Maori here, not massively into our exact history and culture but also not blind to it, nor do I speak for all of us.

Our culture is dying, and we actively have politicians that oppose using our language and measures to protect it.

If you want to use a part of our culture, can be respectful of it, and don't profit from it then go hard. Fuck the purists, share it as much as you can

[–] swordgeek@lemmy.ca 4 points 4 months ago (1 children)

Love this answer. :-)

Also, from the perspective of an outsider, your culture is far from dying. Here in Canada, we started down the long road of reconciling our history towards our Indigenous population a handful of years ago - and when we were in New Zealand, it felt like the country was a decade ahead of Canada. (which in turn is probably at least a decade ahead of the USA.)

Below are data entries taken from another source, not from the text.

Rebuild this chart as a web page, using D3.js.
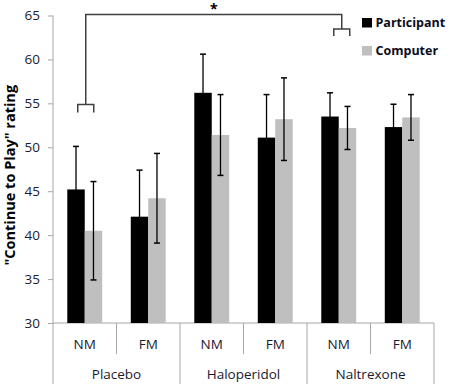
<!DOCTYPE html>
<html>
<head>
<meta charset="utf-8">
<script src="https://cdn.jsdelivr.net/npm/d3@7/dist/d3.min.js"></script>
<style>
  body { margin: 0; background: #fff; }
  text { font-family: "Open Sans", "Liberation Sans", sans-serif; }
</style>
</head>
<body>
<div id="chart"></div>
<script>
// data
var drugs = ['Placebo', 'Haloperidol', 'Naltrexone']
var conditions = ['NM', 'FM']
var seriesNames = ['Participant', 'Computer']
var participantMean = [45.2, 42.1, 56.2, 51.1, 53.5, 52.3]
var participantErr = [4.9, 5.3, 4.4, 4.9, 2.7, 2.6]
var computerMean = [40.5, 44.2, 51.4, 53.2, 52.2, 53.4]
var computerErr = [5.6, 5.1, 4.6, 4.7, 2.45, 2.6]
var yTicks = [30, 35, 40, 45, 50, 55, 60, 65]

var width = 454
var height = 388
var margin = { top: 15.5, left: 53, bottom: 65, right: 20 }
var chartWidth = width - margin.left - margin.right
var chartHeight = height - margin.top - margin.bottom
var colors = { Participant: '#000000', Computer: '#bfbfbf' }
var axisColor = '#a6a6a6'

var svg = d3.select('#chart').append('svg')
  .attr('width', width)
  .attr('height', height)

var g = svg.append('g')
  .attr('transform', 'translate(' + margin.left + ',' + margin.top + ')')

// one slot per drug x condition
var slots = []
drugs.forEach(function (d) {
  conditions.forEach(function (c) {
    slots.push(d + '|' + c)
  })
})

var x = d3.scaleBand()
  .domain(slots)
  .range([0, chartWidth])

var xInner = d3.scaleBand()
  .domain(seriesNames)
  .range([0, x.bandwidth()])
  .paddingOuter(0.45 / 0.55 * 0.5)

var barW = x.bandwidth() * 0.275
var y = d3.scaleLinear()
  .domain([30, 65])
  .range([chartHeight, 0])

var rows = slots.map(function (s, i) {
  return {
    slot: s,
    values: [
      { key: 'Participant', mean: participantMean[i], err: participantErr[i] },
      { key: 'Computer', mean: computerMean[i], err: computerErr[i] }
    ]
  }
})

// y axis
var gY = g.append('g')
  .attr('class', 'y axis')
  .call(d3.axisLeft(y).tickValues(yTicks).tickSize(5).tickPadding(8))
gY.select('.domain').remove()
gY.selectAll('.tick line').attr('stroke', axisColor)
gY.selectAll('.tick text')
  .attr('fill', '#1a1a2e')
  .style('font-size', '13.5px')

g.append('line')
  .attr('x1', 0).attr('x2', 0)
  .attr('y1', 0).attr('y2', chartHeight + 61)
  .attr('stroke', axisColor)

// x axis: baseline, dividers
g.append('line')
  .attr('x1', 0).attr('x2', chartWidth)
  .attr('y1', chartHeight).attr('y2', chartHeight)
  .attr('stroke', axisColor)

slots.forEach(function (s, i) {
  var xr = x(s) + x.bandwidth()
  var groupEnd = (i % 2 === 1)
  g.append('line')
    .attr('x1', xr).attr('x2', xr)
    .attr('y1', chartHeight)
    .attr('y2', chartHeight + (groupEnd ? 61 : 31))
    .attr('stroke', axisColor)
  g.append('text')
    .attr('x', x(s) + x.bandwidth() / 2)
    .attr('y', chartHeight + 26)
    .attr('text-anchor', 'middle')
    .attr('fill', '#1a1a2e')
    .style('font-size', '13.5px')
    .text(s.split('|')[1])
})

drugs.forEach(function (d) {
  var x0 = x(d + '|NM')
  var x1 = x(d + '|FM') + x.bandwidth()
  g.append('text')
    .attr('x', (x0 + x1) / 2)
    .attr('y', chartHeight + 56)
    .attr('text-anchor', 'middle')
    .attr('fill', '#1a1a2e')
    .style('font-size', '13.5px')
    .text(d)
})

// bars
var gSlot = g.selectAll('g.slot')
    .data(rows)
  .enter().append('g')
    .attr('class', 'slot')
    .attr('transform', function (d) { return 'translate(' + (x(d.slot) + x.bandwidth() / 2) + ',0)' })

gSlot.selectAll('rect')
    .data(function (d) { return d.values })
  .enter().append('rect')
    .attr('x', function (d, i) { return i === 0 ? -barW : 0 })
    .attr('y', function (d) { return y(d.mean) })
    .attr('width', barW)
    .attr('height', function (d) { return chartHeight - y(d.mean) })
    .attr('fill', function (d) { return colors[d.key] })

// error bars
var gErr = gSlot.selectAll('g.err')
    .data(function (d) { return d.values })
  .enter().append('g')
    .attr('class', 'err')
    .attr('transform', function (d, i) { return 'translate(' + (i === 0 ? -barW / 2 : barW / 2) + ',0)' })

gErr.append('line')
  .attr('x1', 0).attr('x2', 0)
  .attr('y1', function (d) { return y(d.mean + d.err) })
  .attr('y2', function (d) { return y(d.mean - d.err) })
  .attr('stroke', '#000').attr('stroke-width', 1.3)

gErr.selectAll('line.cap')
    .data(function (d) { return [d.mean + d.err, d.mean - d.err] })
  .enter().append('line')
    .attr('class', 'cap')
    .attr('x1', -3).attr('x2', 3)
    .attr('y1', function (v) { return y(v) })
    .attr('y2', function (v) { return y(v) })
    .attr('stroke', '#000').attr('stroke-width', 1.5)

// significance bracket
var leftC = x('Placebo|NM') + x.bandwidth() / 2 + 1
var rightC = x('Naltrexone|NM') + x.bandwidth() / 2 + 3
var topY = -1
var leftBrY = 89
var rightBrY = 13.5
var bracketPath = [
  'M', leftC - 8, leftBrY + 8, 'V', leftBrY, 'H', leftC + 8, 'V', leftBrY + 8,
  'M', leftC, leftBrY, 'V', topY, 'H', rightC, 'V', rightBrY,
  'M', rightC - 8, rightBrY + 7, 'V', rightBrY, 'H', rightC + 8, 'V', rightBrY + 7
].join(' ')
g.append('path')
  .attr('d', bracketPath)
  .attr('fill', 'none')
  .attr('stroke', '#404040')
  .attr('stroke-width', 1.5)

g.append('text')
  .attr('x', (leftC + rightC) / 2)
  .attr('y', -1.5)
  .attr('text-anchor', 'middle')
  .attr('fill', '#000')
  .style('font-size', '14px')
  .style('font-weight', 'bold')
  .text('*')

// legend
var legend = svg.append('g')
  .attr('transform', 'translate(362,18)')
seriesNames.forEach(function (s, i) {
  var lg = legend.append('g').attr('transform', 'translate(0,' + (i * 28) + ')')
  lg.append('rect')
    .attr('width', 10).attr('height', 9.5)
    .attr('fill', colors[s])
  lg.append('text')
    .attr('x', 13.5)
    .attr('y', 9)
    .attr('fill', '#0d0d1a')
    .style('font-size', '12.5px')
    .style('font-weight', 'bold')
    .text(s)
})

// y axis title
svg.append('text')
  .attr('transform', 'translate(15,' + (margin.top + chartHeight / 2 + 6) + ') rotate(-90)')
  .attr('text-anchor', 'middle')
  .attr('fill', '#000')
  .style('font-size', '14.5px')
  .style('font-weight', 'bold')
  .text('"Continue to Play" rating')
</script>
</body>
</html>
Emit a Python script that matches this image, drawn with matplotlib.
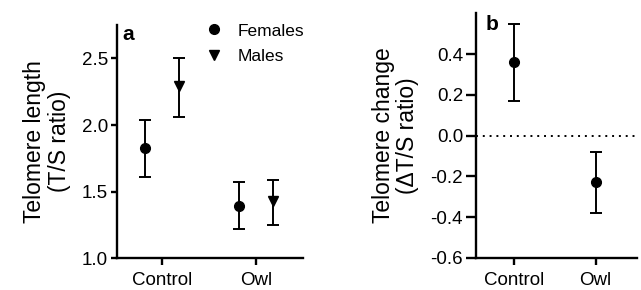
import matplotlib.pyplot as plt

plt.rcParams['font.family'] = ['Liberation Sans', 'DejaVu Sans']
plt.rcParams['axes.unicode_minus'] = False

groups = ['Control', 'Owl']

# panel a: telomere length by sex
fem_mean = [1.83, 1.39]
fem_lo = [1.61, 1.22]
fem_hi = [2.04, 1.57]
male_mean = [2.29, 1.43]
male_lo = [2.06, 1.25]
male_hi = [2.50, 1.59]

# panel b: telomere change
chg_mean = [0.36, -0.23]
chg_lo = [0.17, -0.38]
chg_hi = [0.55, -0.08]


def style_axes(ax, ylen):
    for s in ['top', 'right']:
        ax.spines[s].set_visible(False)
    for s in ['left', 'bottom']:
        ax.spines[s].set_linewidth(1.7)
    ax.tick_params(axis='both', width=1.7, labelsize=13.5, pad=2)
    ax.tick_params(axis='y', length=ylen)
    ax.tick_params(axis='x', length=5, pad=5)


def errs(mean, lo, hi):
    return [[m - l for m, l in zip(mean, lo)], [h - m for m, h in zip(mean, hi)]]


fig = plt.figure(figsize=(6.41, 2.90), dpi=100)
ax1 = fig.add_axes([0.1825, 0.110, 0.290, 0.803])
ax2 = fig.add_axes([0.742, 0.111, 0.251, 0.843])

eb = dict(color='black', capsize=4, elinewidth=1.4, capthick=1.4, linestyle='none', markersize=7)
xs = range(len(groups))
ax1.errorbar([x - 0.185 for x in xs], fem_mean, yerr=errs(fem_mean, fem_lo, fem_hi),
             marker='o', label='Females', **eb)
ax1.errorbar([x + 0.185 for x in xs], male_mean, yerr=errs(male_mean, male_lo, male_hi),
             marker='v', label='Males', **eb)
ax1.set_xlim(-0.48, 1.5)
ax1.set_ylim(1.0, 2.75)
ax1.set_yticks([1.0, 1.5, 2.0, 2.5])
ax1.set_xticks(list(xs))
ax1.set_xticklabels(groups)
ax1.set_ylabel('Telomere length\n(T/S ratio)', fontsize=16.5, linespacing=1.1, labelpad=8)
style_axes(ax1, 4.5)
handles = [h[0] for h in ax1.get_legend_handles_labels()[0]]
ax1.legend(handles=handles, labels=['Females', 'Males'], loc='upper left', frameon=False,
           fontsize=12.5, bbox_to_anchor=(0.39, 1.075), handletextpad=0.9,
           labelspacing=0.6, handlelength=1.0)
ax1.text(0.03, 1.0, 'a', transform=ax1.transAxes, fontsize=15, fontweight='bold', va='top')

ax2.errorbar(list(xs), chg_mean, yerr=errs(chg_mean, chg_lo, chg_hi), marker='o', **eb)
ax2.axhline(0, color='black', linestyle=(0, (1, 2.5)), linewidth=1.4)
ax2.set_xlim(-0.47, 1.5)
ax2.set_ylim(-0.6, 0.6)
ax2.set_yticks([-0.6, -0.4, -0.2, 0.0, 0.2, 0.4])
ax2.set_xticks(list(xs))
ax2.set_xticklabels(groups)
ax2.set_ylabel('Telomere change\n(\u0394T/S ratio)', fontsize=16.5, linespacing=1.1, labelpad=8)
style_axes(ax2, 7)
ax2.text(0.06, 0.995, 'b', transform=ax2.transAxes, fontsize=15, fontweight='bold', va='top')

fig.savefig('out.png', dpi=100)
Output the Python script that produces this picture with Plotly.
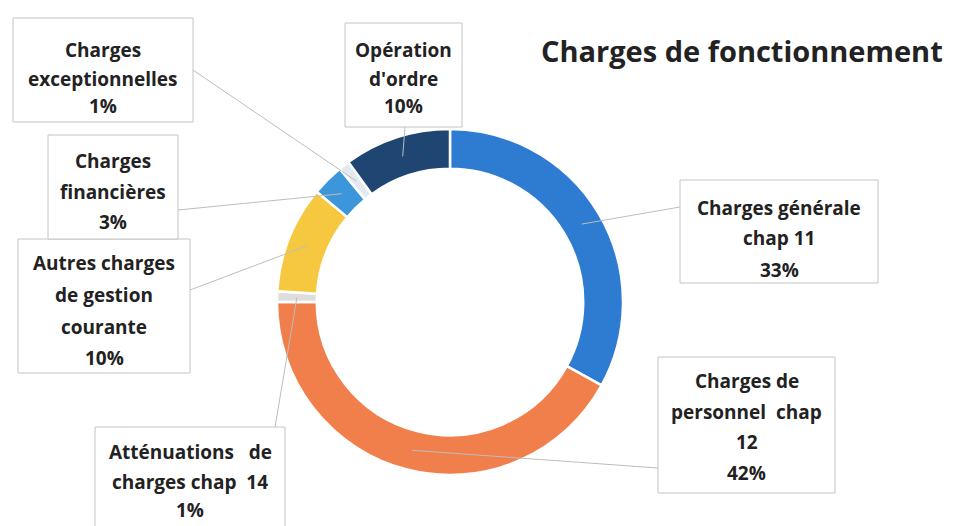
import math
import plotly.graph_objects as go

# ---- data ----
categories = [
    "Charges générale chap 11",
    "Charges de personnel chap 12",
    "Atténuations de charges chap 14",
    "Autres charges de gestion courante",
    "Charges financières",
    "Charges exceptionnelles",
    "Opération d'ordre",
]
values = [33, 42, 1, 10, 3, 1, 10]
label_lines = [
    ["Charges générale", "chap 11", "33%"],
    ["Charges de", "personnel  chap", "12", "42%"],
    ["Atténuations   de", "charges chap  14", "1%"],
    ["Autres charges", "de gestion", "courante", "10%"],
    ["Charges", "financières", "3%"],
    ["Charges", "exceptionnelles", "1%"],
    ["Opération", "d'ordre", "10%"],
]
colors = ["#2E7BD2", "#F07F4B", "#DEDEDE", "#F6C840", "#3C96DA", "#E2E9F0", "#1F4672"]
title_text = "Charges de fonctionnement"

# ---- layout geometry (page pixels) ----
W, H = 954, 526
OFF = 8  # default page margin around the plot div
CX, CY, R = 450, 302, 173
HOLE = 0.77

def px(x):
    return (x - OFF) / W

def py(y):
    return 1 - (y - OFF) / H

# box (x0, y0, x1, y1), line y-centres, leader-line end point
boxes = [
    dict(box=(680, 180, 878, 283), ys=[208, 238, 270], end=(680, 207)),
    dict(box=(658, 357, 835, 493), ys=[381, 412, 442, 473], end=(658, 468)),
    dict(box=(95, 427, 285, 534), ys=[452, 482, 510], end=(275, 427)),
    dict(box=(18, 239, 190, 373), ys=[263, 295, 327, 358], end=(190, 290)),
    dict(box=(48, 135, 178, 239), ys=[161, 192, 222], end=(178, 210)),
    dict(box=(13, 18, 193, 122), ys=[50, 79, 106], end=(193, 70)),
    dict(box=(345, 23, 462, 127), ys=[50, 79, 106], end=(405, 127)),
]

fig = go.Figure()
fig.add_trace(go.Pie(
    labels=categories,
    values=values,
    hole=HOLE,
    sort=False,
    direction="clockwise",
    rotation=0,
    marker=dict(colors=colors, line=dict(color="white", width=2.5)),
    textinfo="none",
    showlegend=False,
    domain=dict(x=[px(CX - R), px(CX + R)], y=[py(CY + R), py(CY - R)]),
))

shapes = []
annotations = []
total = sum(values)
cum = 0
rmid = R * (1 + HOLE) / 2
for i, v in enumerate(values):
    mid = (cum + v / 2) / total * 2 * math.pi
    cum += v
    sx = CX + rmid * math.sin(mid)
    sy = CY - rmid * math.cos(mid)
    b = boxes[i]
    ex, ey = b["end"]
    shapes.append(dict(type="line", xref="paper", yref="paper",
                       x0=px(sx), y0=py(sy), x1=px(ex), y1=py(ey),
                       line=dict(color="#BDBDBD", width=1)))
    x0, y0, x1, y1 = b["box"]
    shapes.append(dict(type="rect", xref="paper", yref="paper",
                       x0=px(x0), y0=py(y1), x1=px(x1), y1=py(y0),
                       line=dict(color="#C4C4C4", width=1), fillcolor="white",
                       layer="above"))
    cxb = (x0 + x1) / 2
    for t, yy in zip(label_lines[i], b["ys"]):
        annotations.append(dict(text="<b>" + t + "</b>", x=px(cxb), y=py(yy),
                                xref="paper", yref="paper", showarrow=False,
                                xanchor="center", yanchor="middle",
                                font=dict(family="Open Sans", size=19, color="#222222")))

annotations.append(dict(text="<b>" + title_text + "</b>", x=px(742), y=py(50),
                        xref="paper", yref="paper", showarrow=False,
                        xanchor="center", yanchor="middle",
                        font=dict(family="Open Sans", size=29, color="#222222")))

fig.update_layout(
    width=W, height=H,
    margin=dict(l=0, r=0, t=0, b=0),
    paper_bgcolor="white", plot_bgcolor="white",
    shapes=shapes, annotations=annotations,
)
fig.write_html("out.html")
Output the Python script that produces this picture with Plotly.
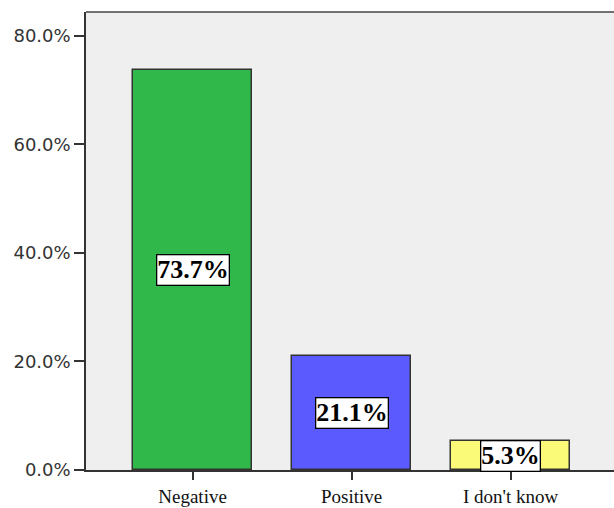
import plotly.graph_objects as go

categories = ["Negative", "Positive", "I don't know"]
percent_values = [73.7, 21.1, 5.3]
bar_colors = ["#30B84A", "#5A5AFF", "#FAFA78"]
tick_vals = [0, 20, 40, 60, 80]
tick_text = ["0.0%", "20.0%", "40.0%", "60.0%", "80.0%"]

x_pos = list(range(len(categories)))

fig = go.Figure()
fig.add_trace(go.Bar(
    x=x_pos, y=percent_values, width=0.75,
    marker=dict(color=bar_colors, line=dict(color="#333333", width=1.5)),
    hoverinfo="skip",
))

for xi, v in zip(x_pos, percent_values):
    fig.add_annotation(
        x=xi, y=v / 2, text=f"<b>{v:.1f}%</b>", showarrow=False,
        font=dict(family="Liberation Serif", size=26, color="black"),
        bgcolor="white", bordercolor="black", borderwidth=1.3, borderpad=0,
        xref="x", yref="y",
    )

fig.add_shape(type="line", xref="paper", yref="paper", x0=0, x1=1, y0=1, y1=1,
              line=dict(color="#444444", width=1.5))

fig.update_layout(
    width=614, height=508,
    margin=dict(l=86, r=0, t=12, b=38),
    plot_bgcolor="#EFEFEF", paper_bgcolor="white",
    showlegend=False,
    bargap=0,
)
fig.update_xaxes(
    range=[-0.67, 2.65], tickmode="array", tickvals=x_pos, ticktext=categories,
    showline=True, linecolor="#333333", linewidth=1.5,
    ticks="outside", ticklen=8, tickwidth=1.5, tickcolor="#333333",
    tickfont=dict(family="Liberation Serif", size=19, color="#111111"),
    showgrid=False, zeroline=False, automargin=False,
)
fig.update_yaxes(
    range=[0, 84.4], tickmode="array", tickvals=tick_vals, ticktext=tick_text,
    showline=True, linecolor="#333333", linewidth=1.5,
    ticks="outside", ticklen=10, tickwidth=1.5, tickcolor="#333333",
    tickfont=dict(family="DejaVu Sans", size=18, color="#333333"),
    showgrid=False, zeroline=False, automargin=False,
)

fig.write_html("out.html")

There will be retrograde motion, and there will always be asshole xenophobic politicians; but it certainly felt like on the whole NZ was getting it more right than wrong.

[–] liv@lemmy.nz 3 points 4 months ago

Maori themselves play a huge part in that though - the gains here have always been hard-fought-for by Maori.

Obviously there are historical differences like method of assimilation and resulting population proportion, and political biculturalism (which wouldn't work in Canadian context due to Francophones, Metis and "salad" multiculturalism, etc). But at every step of the way, Maori have been at the forefront.

For that reason, it's important that people like @HappycamperNZ@lemmy.world continue to call out Govt when it is wrong. Because that's how progress happens. Complacency about not being even worse shouldn't stand in the way of continuing to strive for something better, especially in the face of what feels like a massive swerve backwards by our current govt.